[Source code of charts]
* Begin *

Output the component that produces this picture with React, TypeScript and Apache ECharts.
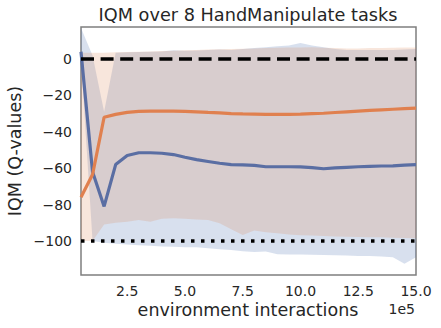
import React, { useEffect, useRef } from "react";
import * as echarts from "echarts";

const steps = [0.5, 1.0, 1.5, 2.0, 2.5, 3.0, 3.5, 4.0, 4.5, 5.0, 5.5, 6.0, 6.5, 7.0, 7.5, 8.0, 8.5, 9.0, 9.5, 10.0, 10.5, 11.0, 11.5, 12.0, 12.5, 13.0, 13.5, 14.0, 14.5, 15.0];

const blueMean = [4, -62, -81, -58, -53, -51.5, -51.5, -51.8, -52.5, -54, -55.3, -56.3, -57.3, -58, -58.2, -58.5, -59.2, -59.2, -59.2, -59.3, -59.7, -60.3, -59.8, -59.5, -59.2, -59, -58.8, -58.7, -58.3, -58];
const blueLow = [0, -100, -101, -101.5, -102, -102.3, -102.6, -103, -103.2, -103.5, -103.5, -104, -104.5, -105, -105.7, -106, -105.8, -107.3, -107.4, -107.5, -107.6, -107.7, -107.8, -108, -108.2, -108.2, -108.5, -109, -112.5, -109];
const blueHigh = [17, 2, -29, 3.5, 3.7, 3.8, 4, 4.2, 4.8, 4.5, 4.7, 5, 5.2, 5, 5.5, 6, 6.5, 7, 7.5, 8.8, 7.5, 6.5, 5.5, 5, 5, 5, 5, 5, 5.3, 5.5];

const orangeMean = [-76, -63.5, -32, -30.4, -29.3, -28.8, -28.6, -28.6, -28.6, -28.8, -29, -29.3, -29.6, -30, -30.2, -30.3, -30.4, -30.4, -30.4, -30.3, -30, -29.8, -29.4, -29, -28.6, -28.2, -27.9, -27.6, -27.3, -27];
const orangeLow = [-100, -100, -91, -90, -89.5, -88.5, -89.5, -87.8, -87.5, -87.8, -88.2, -88.5, -90.3, -93.5, -96.7, -94.3, -95.2, -95.8, -96.4, -96.8, -97, -97.3, -97.5, -97.7, -97.8, -98, -98, -98.2, -98.4, -98.5];
const orangeHigh = [3.5, 3.5, 3.5, 3.7, 3.8, 4, 4.2, 4.4, 4.6, 4.8, 5, 5.2, 5.4, 5.5, 5.6, 5.8, 6, 6.2, 6.3, 6.4, 6.5, 6.2, 6, 5.8, 5.8, 6, 6.1, 6.2, 6.3, 6.4];

const xTicks = [2.5, 5.0, 7.5, 10.0, 12.5, 15.0];
const yTicks = [-100, -80, -60, -40, -20, 0];
const upperRef = 0;
const lowerRef = -100;

const FONT = "DejaVu Sans";
const TEXT = "#262626";

function pairs(a: number[]) {
  return steps.map((x, i) => [x, a[i]]);
}

function bandSeries(lo: number[], hi: number[], color: string) {
  return {
    type: "custom",
    coordinateSystem: "cartesian2d",
    data: [[steps[0], lo[0]]],
    silent: true,
    clip: true,
    z: 1,
    renderItem: (_params: any, api: any) => {
      const pts: number[][] = [];
      for (let i = 0; i < steps.length; i++) pts.push(api.coord([steps[i], hi[i]]));
      for (let i = steps.length - 1; i >= 0; i--) pts.push(api.coord([steps[i], lo[i]]));
      return {
        type: "polygon",
        shape: { points: pts },
        style: { fill: color, stroke: "none" },
      };
    },
  };
}

export default function App() {
  const ref = useRef<HTMLDivElement>(null);
  useEffect(() => {
    if (!ref.current) return;
    const chart = echarts.init(ref.current, null, { renderer: "svg" });
    const xFirst = steps[0];
    const xLast = steps[steps.length - 1];
    chart.setOption({
      animation: false,
      grid: {
        left: 81,
        right: 25,
        top: 27,
        bottom: 53,
        show: true,
        borderColor: "#7f7f7f",
        borderWidth: 1.5,
        backgroundColor: "transparent",
      },
      xAxis: {
        type: "value",
        min: 0.5,
        max: 15,
        axisLine: { show: false },
        axisTick: { show: false },
        splitLine: { show: false },
        axisLabel: {
          customValues: xTicks,
          formatter: (v: number) => v.toFixed(1),
          fontFamily: FONT,
          fontSize: 14,
          color: TEXT,
          margin: 9,
        },
      },
      yAxis: {
        type: "value",
        min: -118.7,
        max: 17.6,
        axisLine: { show: false },
        axisTick: { show: false },
        splitLine: { show: false },
        axisLabel: {
          customValues: yTicks,
          formatter: (v: number) => (v < 0 ? "\u2212" + Math.abs(v) : String(v)),
          fontFamily: FONT,
          fontSize: 14,
          color: TEXT,
          margin: 9,
        },
      },
      graphic: [
        {
          type: "text",
          x: 248,
          y: 15,
          style: {
            text: "IQM over 8 HandManipulate tasks",
            align: "center",
            verticalAlign: "middle",
            fontFamily: FONT,
            fontSize: 17.7,
            fill: TEXT,
          },
        },
        {
          type: "text",
          x: 248,
          y: 310,
          style: {
            text: "environment interactions",
            align: "center",
            verticalAlign: "middle",
            fontFamily: FONT,
            fontSize: 17.5,
            fill: TEXT,
          },
        },
        {
          type: "text",
          x: 415,
          y: 309,
          style: {
            text: "1e5",
            align: "right",
            verticalAlign: "middle",
            fontFamily: FONT,
            fontSize: 14,
            fill: TEXT,
          },
        },
        {
          type: "text",
          x: 14.5,
          y: 151,
          rotation: Math.PI / 2,
          style: {
            text: "IQM (Q-values)",
            align: "center",
            verticalAlign: "middle",
            fontFamily: FONT,
            fontSize: 17.5,
            fill: TEXT,
          },
        },
      ],
      series: [
        bandSeries(blueLow, blueHigh, "rgba(76,114,176,0.22)"),
        bandSeries(orangeLow, orangeHigh, "rgba(221,132,82,0.2)"),
        {
          type: "line",
          data: pairs(blueMean),
          symbol: "none",
          lineStyle: { color: "#5a6ea3", width: 3.2 },
          z: 3,
        },
        {
          type: "line",
          data: pairs(orangeMean),
          symbol: "none",
          lineStyle: { color: "#e0804f", width: 3.2 },
          z: 3,
        },
        {
          type: "line",
          data: [[xFirst, upperRef], [xLast, upperRef]],
          symbol: "none",
          lineStyle: { color: "#000", width: 3.3, type: [13, 6.6], cap: "butt" },
          z: 4,
        },
        {
          type: "line",
          data: [[xFirst, lowerRef], [xLast, lowerRef]],
          symbol: "none",
          lineStyle: { color: "#000", width: 3.5, type: [3.5, 6.5], cap: "butt" },
          z: 4,
        },
      ],
    });
    return () => chart.dispose();
  }, []);
  return (
    <div
      ref={ref}
      style={{ position: "fixed", left: 0, top: 0, width: 441, height: 328, background: "#fff" }}
    />
  );
}
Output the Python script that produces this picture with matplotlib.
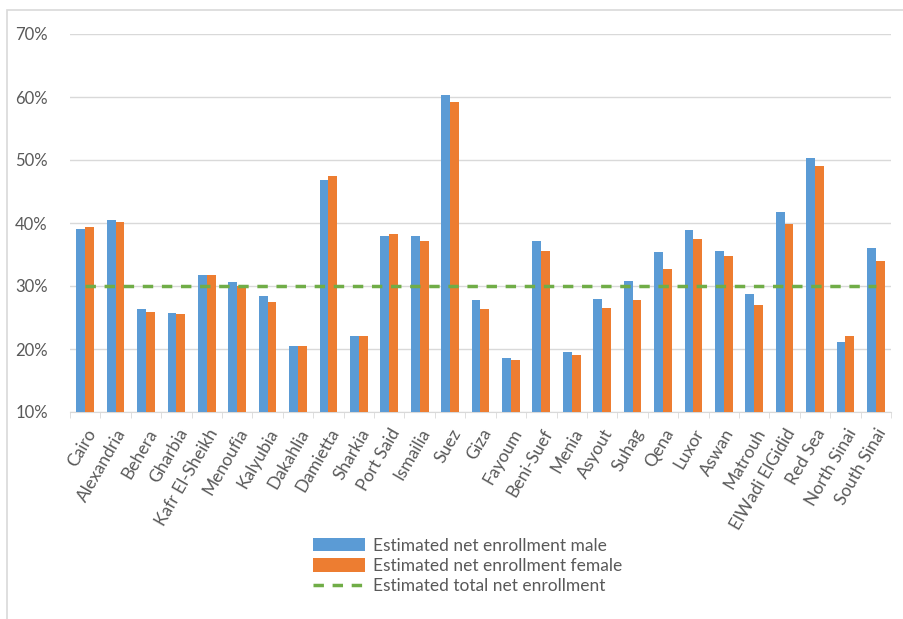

* End *

* YOUR GOAL
In the records above, find the line containing "14.0, 14.5, 15.0];" and output every line from the first through that one, exactly, omitting pictures.

* CORRECT ANSWER
Output the component that produces this picture with React, TypeScript and Apache ECharts.
import React, { useEffect, useRef } from "react";
import * as echarts from "echarts";

const steps = [0.5, 1.0, 1.5, 2.0, 2.5, 3.0, 3.5, 4.0, 4.5, 5.0, 5.5, 6.0, 6.5, 7.0, 7.5, 8.0, 8.5, 9.0, 9.5, 10.0, 10.5, 11.0, 11.5, 12.0, 12.5, 13.0, 13.5, 14.0, 14.5, 15.0];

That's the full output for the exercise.